Education tracks income closely. The West Plymouth cluster leads at 79%, tied with the cluster west of Minneapolis, also at 79%. The Edina cluster and a West St. Paul cluster follow at 75%, with the cluster east of St. Louis Park at 74%. The lowest shares ring the northern and eastern edges of the urban core: East St. Paul at 21%, Coon Rapids at 22%, West Brooklyn Center at 23%, South Brooklyn Park at 25%, and west of Coon Rapids at 26%. The ≥70% tier traces the western arc from St. Louis Park out through Edina, Minnetonka, and Plymouth; the under-30% tier sits along the metro's northern ring through Brooklyn Park, Brooklyn Center, Coon Rapids, and the east side of St. Paul.

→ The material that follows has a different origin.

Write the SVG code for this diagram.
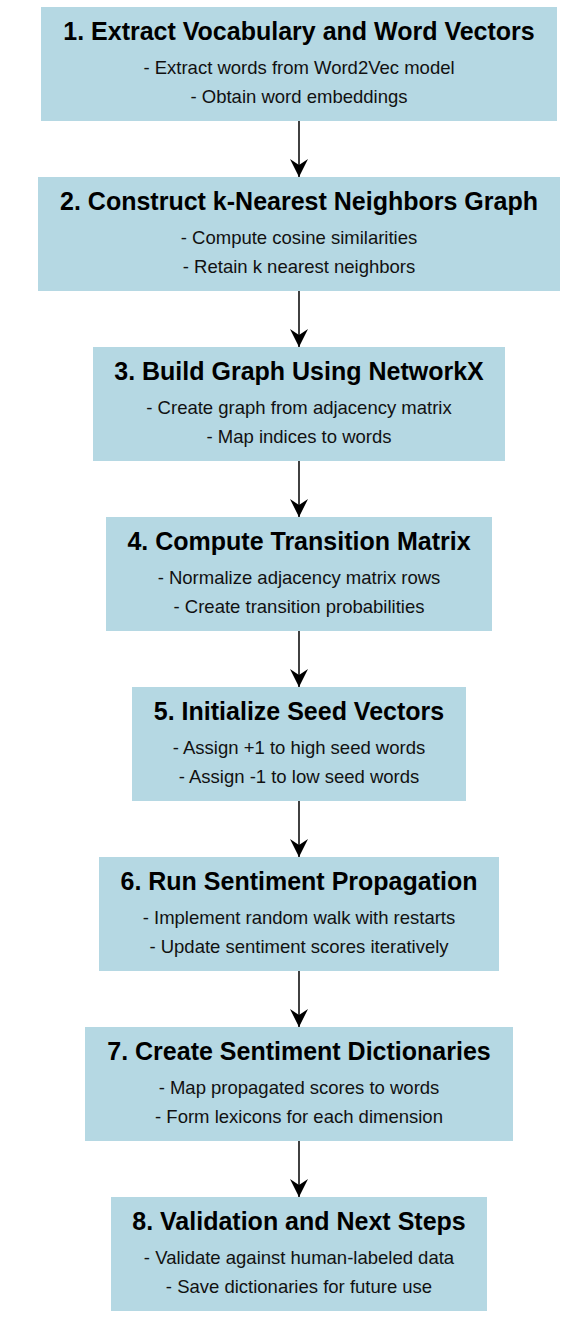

Where the patterns overlap
The same western arc — Edina, west Plymouth, west of Wayzata, west of Eden Prairie, west of Minneapolis — sits at the top of home values, incomes, and education simultaneously. The east-side St. Paul band sits at the bottom of all three: the East St. Paul cluster ranks bottom on every metric, and the North St. Paul cluster ranks bottom on home value, income, and age. Age cuts differently: the metro's oldest neighborhoods are the inner-southwestern suburbs around Bloomington and Mendota Heights, while its youngest mix the two downtowns with the lower-income clusters wrapping them.
Key Takeaways
- The West Plymouth cluster leads the metro on income ($205K) and ties for the top bachelor's share (79%), roughly double the metro income median of $100K.
- The cluster west of Minneapolis tops home value at $687K and ties for the top bachelor's share at 79%.
- The East St. Paul cluster ranks bottom on all four metrics: home value ($243K), income ($64K), age (31), and bachelor's share (21%).
- The North Bloomington and east-of-Mendota-Heights clusters tie as the metro's oldest at 48, well above the metro median of 38.
- The Minneapolis and west-of-St.-Paul clusters are the metro's youngest at 30 and 29, with the University of Minnesota student population concentrated in the Minneapolis cluster.